Given instruction: Repeat, exactly and only, the lines from the beginning of the data through the line with "yticks = [0, 50, 100, 150, 200, 250, 300, 350]". Pictures are left out.
──────── Data ────────
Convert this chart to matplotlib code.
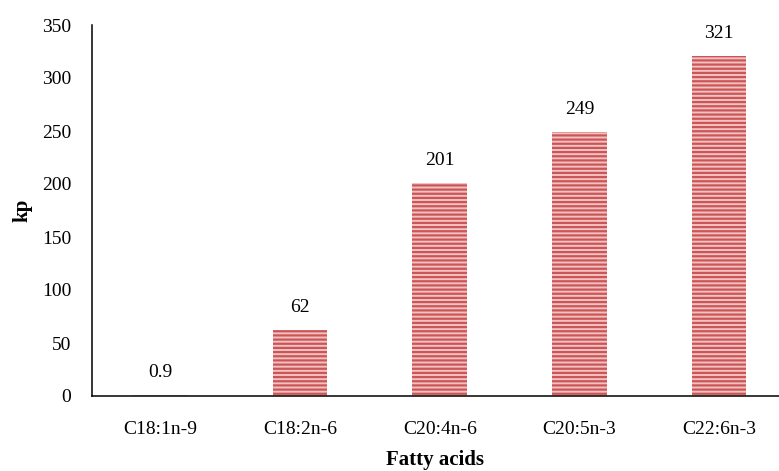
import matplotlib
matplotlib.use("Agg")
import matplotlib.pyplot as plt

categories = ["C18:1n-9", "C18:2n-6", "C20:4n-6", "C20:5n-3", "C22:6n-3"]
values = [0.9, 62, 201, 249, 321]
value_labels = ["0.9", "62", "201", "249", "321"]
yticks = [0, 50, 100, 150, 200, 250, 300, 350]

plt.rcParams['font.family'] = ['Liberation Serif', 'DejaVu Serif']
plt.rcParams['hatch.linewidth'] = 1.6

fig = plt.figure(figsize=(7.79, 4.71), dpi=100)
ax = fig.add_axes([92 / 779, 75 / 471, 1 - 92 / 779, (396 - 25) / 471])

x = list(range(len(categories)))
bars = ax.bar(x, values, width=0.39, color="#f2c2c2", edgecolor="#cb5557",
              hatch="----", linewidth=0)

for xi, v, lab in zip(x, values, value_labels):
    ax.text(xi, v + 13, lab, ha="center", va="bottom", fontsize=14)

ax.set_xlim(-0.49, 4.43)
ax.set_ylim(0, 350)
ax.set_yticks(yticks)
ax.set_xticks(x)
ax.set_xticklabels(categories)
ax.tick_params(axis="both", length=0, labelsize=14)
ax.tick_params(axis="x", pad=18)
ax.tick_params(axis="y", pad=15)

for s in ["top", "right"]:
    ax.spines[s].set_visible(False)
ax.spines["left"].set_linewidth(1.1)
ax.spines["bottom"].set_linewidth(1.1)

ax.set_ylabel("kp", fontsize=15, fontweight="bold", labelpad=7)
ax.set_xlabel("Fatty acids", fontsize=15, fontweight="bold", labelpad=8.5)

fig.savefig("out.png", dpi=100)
────────
The completed task:
Convert this chart to matplotlib code.
import matplotlib
matplotlib.use("Agg")
import matplotlib.pyplot as plt

categories = ["C18:1n-9", "C18:2n-6", "C20:4n-6", "C20:5n-3", "C22:6n-3"]
values = [0.9, 62, 201, 249, 321]
value_labels = ["0.9", "62", "201", "249", "321"]
yticks = [0, 50, 100, 150, 200, 250, 300, 350]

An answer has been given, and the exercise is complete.